┌─ PROVIDED DATA

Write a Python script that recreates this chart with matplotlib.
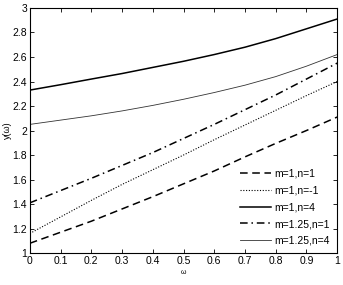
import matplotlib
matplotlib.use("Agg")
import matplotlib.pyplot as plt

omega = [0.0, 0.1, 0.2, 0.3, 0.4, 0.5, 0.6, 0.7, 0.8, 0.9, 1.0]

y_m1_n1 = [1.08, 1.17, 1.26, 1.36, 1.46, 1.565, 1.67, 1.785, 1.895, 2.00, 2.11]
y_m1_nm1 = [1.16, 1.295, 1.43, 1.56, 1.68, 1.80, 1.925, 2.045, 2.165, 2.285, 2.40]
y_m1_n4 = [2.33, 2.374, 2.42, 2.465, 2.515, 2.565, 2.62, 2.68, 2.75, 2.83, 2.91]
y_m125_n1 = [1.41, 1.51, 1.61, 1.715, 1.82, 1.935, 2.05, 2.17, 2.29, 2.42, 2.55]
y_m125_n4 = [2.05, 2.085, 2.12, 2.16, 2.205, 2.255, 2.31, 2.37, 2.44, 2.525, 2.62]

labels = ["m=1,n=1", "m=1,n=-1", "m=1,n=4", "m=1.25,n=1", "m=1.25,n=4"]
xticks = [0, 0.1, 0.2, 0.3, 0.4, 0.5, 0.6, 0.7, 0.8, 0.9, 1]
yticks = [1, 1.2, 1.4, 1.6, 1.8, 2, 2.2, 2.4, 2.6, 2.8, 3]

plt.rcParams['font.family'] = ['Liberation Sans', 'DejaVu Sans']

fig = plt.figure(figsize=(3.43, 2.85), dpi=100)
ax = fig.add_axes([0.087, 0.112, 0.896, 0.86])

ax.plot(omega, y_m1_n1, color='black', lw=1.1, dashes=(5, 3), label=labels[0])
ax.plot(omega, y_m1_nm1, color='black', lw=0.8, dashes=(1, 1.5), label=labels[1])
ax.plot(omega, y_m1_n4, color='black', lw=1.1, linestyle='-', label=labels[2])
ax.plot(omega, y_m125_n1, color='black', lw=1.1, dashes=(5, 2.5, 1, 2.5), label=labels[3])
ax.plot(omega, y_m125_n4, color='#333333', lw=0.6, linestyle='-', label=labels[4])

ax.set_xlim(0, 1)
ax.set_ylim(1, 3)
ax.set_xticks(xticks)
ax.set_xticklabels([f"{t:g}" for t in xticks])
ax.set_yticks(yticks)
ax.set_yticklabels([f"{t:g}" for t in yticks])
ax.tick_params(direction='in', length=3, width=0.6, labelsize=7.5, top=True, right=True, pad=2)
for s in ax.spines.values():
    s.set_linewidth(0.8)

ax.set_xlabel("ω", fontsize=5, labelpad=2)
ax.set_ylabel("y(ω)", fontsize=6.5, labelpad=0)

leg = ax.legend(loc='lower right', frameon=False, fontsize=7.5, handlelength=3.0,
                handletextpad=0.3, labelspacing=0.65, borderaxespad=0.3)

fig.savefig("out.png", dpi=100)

└─

— WHAT THIS TASK INVOLVES —
Extract, word for word, each line from the top of the data down to and including the line with "0.8, 0.9, 1.0]"; skip the pictures.

— REPLY —
Write a Python script that recreates this chart with matplotlib.
import matplotlib
matplotlib.use("Agg")
import matplotlib.pyplot as plt

omega = [0.0, 0.1, 0.2, 0.3, 0.4, 0.5, 0.6, 0.7, 0.8, 0.9, 1.0]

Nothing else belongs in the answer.